Re: [PATCH v3 6/7] iommu: Introduce IOMMU_RESV_DIRECT_RELAXABLE reserved memory regions
From: Alex Williamson
Date: Thu May 16 2019 - 13:08:41 EST
On Thu, 16 May 2019 14:58:08 +0200
Auger Eric <eric.auger@xxxxxxxxxx> wrote:
> Hi Jean-Philippe,
>
> On 5/16/19 2:43 PM, Jean-Philippe Brucker wrote:
> > On 16/05/2019 12:45, Auger Eric wrote:
> >> Hi Jean-Philippe,
> >>
> >> On 5/16/19 1:16 PM, Jean-Philippe Brucker wrote:
> >>> On 16/05/2019 11:08, Eric Auger wrote:
> >>>> Note: At the moment the sysfs ABI is not changed. However I wonder
> >>>> whether it wouldn't be preferable to report the direct region as
> >>>> "direct_relaxed" there. At the moment, in case the same direct
> >>>> region is used by 2 devices, one USB/GFX and another not belonging
> >>>> to the previous categories, the direct region will be output twice
> >>>> with "direct" type.
> >>>>
> >>>> This would unblock Shameer's series:
> >>>> [PATCH v6 0/7] vfio/type1: Add support for valid iova list management
> >>>> https://patchwork.kernel.org/patch/10425309/
> >>>
> >>> Thanks for doing this!
> >>>
> >>>> which failed to get pulled for 4.18 merge window due to IGD
> >>>> device assignment regression.
> >>>>
> >>>> v2 -> v3:
> >>>> - fix direct type check
> >>>> ---
> >>>> drivers/iommu/iommu.c | 12 +++++++-----
> >>>> include/linux/iommu.h | 6 ++++++
> >>>> 2 files changed, 13 insertions(+), 5 deletions(-)
> >>>>
> >>>> diff --git a/drivers/iommu/iommu.c b/drivers/iommu/iommu.c
> >>>> index ae4ea5c0e6f9..28c3d6351832 100644
> >>>> --- a/drivers/iommu/iommu.c
> >>>> +++ b/drivers/iommu/iommu.c
> >>>> @@ -73,10 +73,11 @@ struct iommu_group_attribute {
> >>>> };
> >>>>
> >>>> static const char * const iommu_group_resv_type_string[] = {
> >>>> - [IOMMU_RESV_DIRECT] = "direct",
> >>>> - [IOMMU_RESV_RESERVED] = "reserved",
> >>>> - [IOMMU_RESV_MSI] = "msi",
> >>>> - [IOMMU_RESV_SW_MSI] = "msi",
> >>>> + [IOMMU_RESV_DIRECT] = "direct",
> >>>> + [IOMMU_RESV_DIRECT_RELAXABLE] = "direct",
> >>>> + [IOMMU_RESV_RESERVED] = "reserved",
> >>>> + [IOMMU_RESV_MSI] = "msi",
> >>>> + [IOMMU_RESV_SW_MSI] = "msi",
> >>>> };
> >>>>
> >>>> #define IOMMU_GROUP_ATTR(_name, _mode, _show, _store) \
> >>>> @@ -573,7 +574,8 @@ static int iommu_group_create_direct_mappings(struct iommu_group *group,
> >>>> start = ALIGN(entry->start, pg_size);
> >>>> end = ALIGN(entry->start + entry->length, pg_size);
> >>>>
> >>>> - if (entry->type != IOMMU_RESV_DIRECT)
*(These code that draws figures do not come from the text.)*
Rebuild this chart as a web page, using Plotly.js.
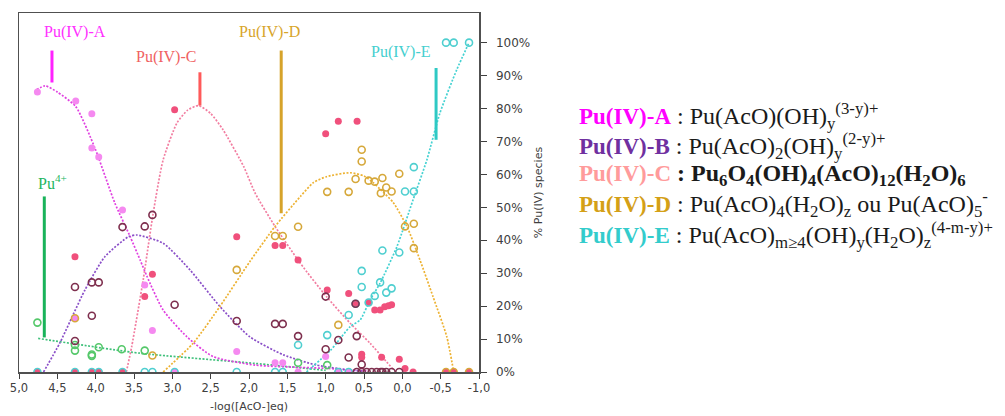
<!DOCTYPE html>
<html>
<head>
<meta charset="utf-8">
<script src="https://cdn.plot.ly/plotly-3.0.1.min.js"></script>
<style>html,body{margin:0;padding:0;background:#fff}#chart{width:1005px;height:416px}</style>
</head>
<body>
<div id="chart"></div>
<script>
// ---------- data (x = -log([AcO-]eq), y = % Pu(IV) species) ----------
// Measured points
const ptsA_x = [4.76, 4.26, 4.05, 4.05, 3.96, 3.65, 3.36, 3.26, 2.16, 1.66, 1.56, 1.36, 2.97, 1.00, 0.70, 0.835, 4.27];
const ptsA_y = [85.0, 82.3, 78.4, 68.0, 65.3, 49.2, 26.4, 12.6, 6.2, 2.8, 2.8, 0, 0, 4.7, 0, 0, 16.3];

const ptsB_x = [3.65, 4.27, 4.05, 3.96, 4.05, 4.27, 3.26, 3.36, 2.97, 2.16, 1.66, 1.56, 1.36, 1.00, 1.00, 0.835, 0.70, 0.595, 0.53, 0.61,
                0.595, 0.53, 0.465, 0.40, 0.335, 0.28, 0.26, 0.21, 0.14, 0.04];
const ptsB_y = [44.0, 25.8, 27.2, 27.2, 17.1, 9.4, 47.7, 44.2, 20.4, 15.5, 14.6, 14.6, 10.9, 6.9, 22.9, 9.7, 4.4, 10.9, 2.3, 20.7,
                0, 0, 0, 0, 0, 0, 0, 0, 0, 0];

const ptsC_x = [4.27, 2.97, 3.26, 3.36, 2.16, 1.00, 0.835, 0.59, 1.66, 1.56, 1.36, 0.98, 0.70, 0.53, 0.53, 0.44, 0.61, 0.36, 0.29, 0.23, 0.18, 0.14, 0.27, 0.04, -0.035, -0.14,
                4.76, 4.27, 4.05, 3.96, 3.65, -0.57, -0.67, -0.87];
const ptsC_y = [35.0, 79.6, 29.7, 22.9, 41.1, 72.3, 76.1, 76.1, 38.4, 38.4, 34.0, 24.9, 23.8, 5.4, 4.5, 21.0, 20.7, 18.8, 18.8, 19.8, 20.1, 20.4, 4.5, 3.9, 1.1, 0,
                0, 0, 0, 0, 0, 0, 0, 0];

const ptsD_x = [4.27, 3.26, 2.16, 1.66, 1.56, 1.36, 0.98, 0.70, 0.53, 0.53, 0.61, 0.44, 0.36, 0.26, 0.21, 0.28, 0.14, 0.04, -0.035, -0.15, -0.15, 0.835,
                -0.57, -0.67, -0.87];
const ptsD_y = [16.3, 5.0, 31.0, 41.3, 41.3, 44.1, 54.7, 54.7, 67.5, 63.9, 58.6, 58.1, 57.8, 58.9, 56.0, 54.3, 54.8, 60.2, 44.2, 45.0, 37.6, 14.3,
                0, 0, 0];

const ptsE_x = [1.36, 0.98, 0.70, 0.53, 0.53, 0.44, 0.36, 0.29, 0.21, 0.14, 0.26, 0.04, -0.035, -0.15, -0.15, -0.57, -0.67, -0.87, 0.61,
                4.76, 4.27, 4.05, 3.96, 3.65, 3.36, 3.26, 2.97, 2.16, 1.66, 1.56, 0.835, 0.70];
const ptsE_y = [8.2, 11.2, 17.3, 30.7, 25.8, 21.1, 23.1, 27.2, 24.1, 25.4, 36.9, 36.3, 54.8, 54.8, 62.2, 100, 100, 100, 20.7,
                0, 0, 0, 0, 0, 0, 0, 0, 0, 0, 0, 0, 0];

const ptsPu4_x = [4.76, 4.27, 4.27, 4.05, 4.05, 3.96, 3.66, 3.36, 1.36, 0.98];
const ptsPu4_y = [15.0, 8.2, 6.5, 4.9, 5.3, 7.5, 6.9, 6.5, 2.8, 2.1];

// Fitted (dotted) curves
const fitA_x = [4.77, 4.66, 4.50, 4.26, 4.01, 3.75, 3.55, 3.42, 3.33, 3.12, 2.81, 2.47, 1.92, 1.33, 0.99, 0.70, 0.45];
const fitA_y = [85.7, 86.9, 85.0, 80.6, 68.0, 51.3, 41.1, 34.0, 29.0, 18.8, 10.7, 4.7, 2.1, 1.4, 1.1, 0.6, 0.3];

const fitB_x = [4.68, 4.47, 4.14, 3.88, 3.57, 3.46, 3.12, 2.77, 2.38, 1.99, 1.55, 1.12, 0.68, 0.50];
const fitB_y = [0, 8.7, 24.9, 35.0, 41.1, 41.6, 39.1, 31.0, 19.9, 10.7, 5.2, 2.1, 0.6, 0.2];

const fitC_x = [3.60, 3.53, 3.38, 3.25, 3.12, 2.94, 2.80, 2.66, 2.50, 2.34, 2.07, 1.92, 1.66, 1.33, 0.99, 0.68, 0.42, 0.12];
const fitC_y = [0, 7.7, 28.0, 48.2, 64.4, 75.6, 79.5, 80.9, 78.5, 73.6, 62.4, 54.3, 44.2, 33.0, 22.9, 14.8, 8.7, 0.8];

const fitD_x = [3.12, 2.73, 2.38, 1.99, 1.66, 1.33, 1.16, 0.99, 0.68, 0.50, 0.38, 0.29, 0.12, -0.06, -0.23, -0.40, -0.58, -0.67];
const fitD_y = [0, 8.7, 19.9, 33.5, 44.2, 53.3, 57.5, 59.3, 60.5, 59.5, 57.5, 55.5, 51.5, 44.2, 34.0, 22.9, 10.7, 0];

const fitE_x = [1.25, 0.94, 0.86, 0.68, 0.55, 0.42, 0.29, 0.07, -0.14, -0.32, -0.49, -0.71, -0.87];
const fitE_y = [0, 6.5, 8.7, 13.8, 15.8, 21.9, 27.0, 38.1, 52.3, 64.4, 78.6, 91.8, 100];

const fitPu4_x = [4.75, 3.42, 1.92, 1.00];
const fitPu4_y = [10.2, 5.7, 2.6, 0.5];

// Species peak markers (x, y bottom, y top) and their labels
const markNames = ["Pu(IV)-A", "Pu(IV)-C", "Pu(IV)-D", "Pu(IV)-E", "Pu<sup>4+</sup>"];
const markX    = [4.57, 2.64, 1.58, -0.44, 4.67];
const markYlow = [87.9, 80.9, 48.2, 70.5, 10.5];
const markYhigh= [97.6, 91.0, 97.6, 92.3, 53.3];
const labelX   = [4.27, 3.08, 1.73, 0.02, 4.56];
const labelY   = [103.3, 95.7, 103.3, 97.3, 57.8];

// Axis ticks
const xTickVals = [5, 4.5, 4, 3.5, 3, 2.5, 2, 1.5, 1, 0.5, 0, -0.5, -1];
const xTickText = ["5,0","4,5","4,0","3,5","3,0","2,5","2,0","1,5","1,0","0,5","0,0","-0,5","-1,0"];
const yTickVals = [0,10,20,30,40,50,60,70,80,90,100];
const yTickText = ["0%","10%","20%","30%","40%","50%","60%","70%","80%","90%","100%"];

// Legend entries
const legNames = ["Pu(IV)-A", "Pu(IV)-B", "Pu(IV)-C", "Pu(IV)-D", "Pu(IV)-E"];
const legFormulas = [
  " : Pu(AcO)(OH)<sub>y</sub><sup>(3-y)+</sup>",
  " : Pu(AcO)<sub>2</sub>(OH)<sub>y</sub><sup>(2-y)+</sup>",
  " <b>: Pu<sub>6</sub>O<sub>4</sub>(OH)<sub>4</sub>(AcO)<sub>12</sub>(H<sub>2</sub>O)<sub>6</sub></b>",
  " : Pu(AcO)<sub>4</sub>(H<sub>2</sub>O)<sub>z</sub> ou Pu(AcO)<sub>5</sub><sup>-</sup>",
  " : Pu(AcO)<sub>m≥4</sub>(OH)<sub>y</sub>(H<sub>2</sub>O)<sub>z</sub><sup>(4-m-y)+</sup>"
];

// ---------- styles ----------
const fitColors = {A:'#E040E0', B:'#8A4FC8', C:'#F27DA0', D:'#EDB232', E:'#45D2D2', P:'#3EC07A'};
const markColors = ['#FF22FF', '#FF5A5A', '#D6A32A', '#2EC9C4', '#19B35A'];
const labelColors = ['#FF30FF', '#F06262', '#D8A52A', '#45CFCF', '#22B560'];
const legColors = ['#FF00FF', '#7030A0', '#FF9B9B', '#D4A017', '#33CCCC'];

const traces = [];
function fit(x, y, c) {
  traces.push({x, y, type:'scatter', mode:'lines', line:{color:c, width:1.7, dash:'2px,1.6px', shape:'spline', smoothing:0.6}, hoverinfo:'skip'});
}
fit(fitPu4_x, fitPu4_y, fitColors.P);
fit(fitA_x, fitA_y, fitColors.A);
fit(fitB_x, fitB_y, fitColors.B);
fit(fitC_x, fitC_y, fitColors.C);
fit(fitD_x, fitD_y, fitColors.D);
fit(fitE_x, fitE_y, fitColors.E);

function filled(x, y, c) {
  traces.push({x, y, type:'scatter', mode:'markers', marker:{color:c, size:7, line:{width:0}}, hoverinfo:'skip'});
}
function open(x, y, c) {
  traces.push({x, y, type:'scatter', mode:'markers', marker:{color:c, size:7, symbol:'circle-open', line:{width:1.6}}, hoverinfo:'skip'});
}
filled(ptsA_x, ptsA_y, '#F589F0');
filled(ptsC_x, ptsC_y, '#F0507C');
open(ptsPu4_x, ptsPu4_y, '#55C86A');
open(ptsD_x, ptsD_y, '#D6A83A');
open(ptsE_x, ptsE_y, '#4FCFD0');
open(ptsB_x, ptsB_y, '#7E2F4E');

for (let i = 0; i < markX.length; i++) {
  traces.push({x:[markX[i], markX[i]], y:[markYlow[i], markYhigh[i]], type:'scatter', mode:'lines',
    line:{color:markColors[i], width:3}, hoverinfo:'skip'});
}

const annotations = [];
for (let i = 0; i < markNames.length; i++) {
  annotations.push({x:labelX[i], y:labelY[i], xref:'x', yref:'y', text:markNames[i], showarrow:false,
    font:{family:'Liberation Serif', size:16, color:labelColors[i]}, xanchor:'center', yanchor:'middle'});
}
const legCenters = [116, 145.5, 175, 204.5, 234.5];
for (let i = 0; i < legNames.length; i++) {
  annotations.push({x:(577-19)/460, y:(372-legCenters[i])/359, xref:'paper', yref:'paper',
    text:'<b><span style="color:'+legColors[i]+';font-size:23px">'+legNames[i]+'</span></b>'+legFormulas[i],
    showarrow:false, xanchor:'left', yanchor:'middle', align:'left',
    font:{family:'Liberation Serif', size:24, color:'#1a1a1a'}});
}

const layout = {
  width:1005, height:416,
  margin:{l:19, r:526, t:13, b:44},
  paper_bgcolor:'#ffffff', plot_bgcolor:'#ffffff',
  showlegend:false,
  font:{family:'DejaVu Sans', size:11, color:'#404040'},
  xaxis:{range:[5, -1], tickvals:xTickVals, ticktext:xTickText, showgrid:false, zeroline:false,
    showline:true, linecolor:'#505050', linewidth:1.5, mirror:true, ticks:'outside', ticklen:5, tickcolor:'#404040',
    tickfont:{family:'DejaVu Sans', size:11.5, color:'#404040'},
    title:{text:'-log([AcO-]eq)', font:{family:'DejaVu Sans', size:11, color:'#404040'}, standoff:8}},
  yaxis:{range:[0, 109], side:'right', tickvals:yTickVals, ticktext:yTickText, showgrid:false, zeroline:false,
    showline:true, linecolor:'#505050', linewidth:1.5, mirror:true, ticks:'outside', ticklen:6, tickcolor:'#404040',
    ticklabelstandoff:7,
    tickfont:{family:'DejaVu Sans', size:12, color:'#404040'},
    title:{text:'% Pu(IV) species', font:{family:'DejaVu Sans', size:11, color:'#404040'}, standoff:5}},
  annotations
};
Plotly.newPlot('chart', traces, layout, {staticPlot:true, displayModeBar:false});
</script>
</body>
</html>
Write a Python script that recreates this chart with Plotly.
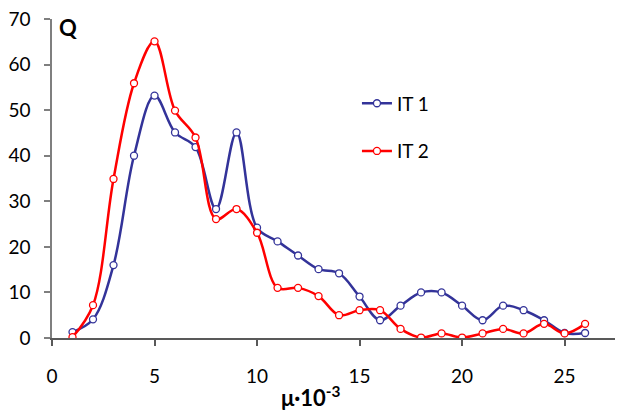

> >>>> + if (entry->type != IOMMU_RESV_DIRECT &&
> >>>> + entry->type != IOMMU_RESV_DIRECT_RELAXABLE)
> >>>
> >>> I'm trying to understand why you need to create direct mappings at all
> >>> for these relaxable regions. In the host the region is needed for legacy
> >>> device features, which are disabled (and cannot be re-enabled) when
> >>> assigning the device to a guest?
> >> This follows Kevin's comment in the thread below:
> >> https://patchwork.kernel.org/patch/10449103/#21957279
> >>
> >> In normal DMA API host path, those regions need to be 1-1 mapped. They
> >> are likely to be accessed by the driver or FW at early boot phase or
> >> even during execution, depending on features being used.
> >>
> >> That's the reason, according to Kevin we couldn't hide them.
> >>
> >> We just know that, in general, they are not used anymore when assigning
> >> the device or if accesses are attempted this generally does not block
> >> the assignment use case. For example, it is said in
> >> https://github.com/qemu/qemu/blob/master/docs/igd-assign.txt that in
> >> legacy IGD assignment use case, there may be "a small numbers of DMAR
> >> faults when initially assigned".
> >
> > Hmm, fair enough. That doesn't sound too good, if the device might
> > perform arbitrary writes into guest memory once new IOMMU mappings are
> > in place. I was wondering if we could report some IOVA ranges as
> > "available but avoid if possible".
> In Shameer's series we currently reject any vfio dma_map that would fall
> into an RMRR (hence the regression on existing USB/GFX use case). With
> the relaxable RMRR info we could imagine to let the userspace choose
> whether we want to proceed with the dma_map despite the risk or
> introduce a vfio_iommu_type1 module option (turned off by default for
> not regressing existing USB/GFX passthrough) that would forbid dma_map
> on relaxable RMRR regions.
Yep, the risk that Jean-Philippe mentions is real, the IGD device has
the stolen memory addresses latched into the hardware and we're unable
to change that. What we try to do now is trap page table writes to the
device and translate them to a VM allocated stolen memory range, which
is sufficient for getting a BIOS splash screen, but we really want to
assume that the OS level driver just doesn't use the stolen memory
range. There was a time when it seemed like we could assume the Intel
drivers were heading in that direction, but it seems that's no longer
an actual goal. To fully support IGD assignment in a way that isn't as
fragile as it is today, we'd want to re-export the RMRR out to
userspace so that QEMU could identity map it into the VM address
space. That's not trivial, it's only one of several issues around
IGD assignment, and we've got GVT-g (Intel vGPUs) now that don't impose
these requirements, so motivation to tackle the issue is somewhat
reduced.
With the changes here, we might want vfio to issue a warning when one
of these relaxed reserved regions is ignored and we'd probably want a
module option to opt-in to strict enforcement, where downstreams that
don't claim to support IGD assignment might enforce this by default.
Thanks,
Alex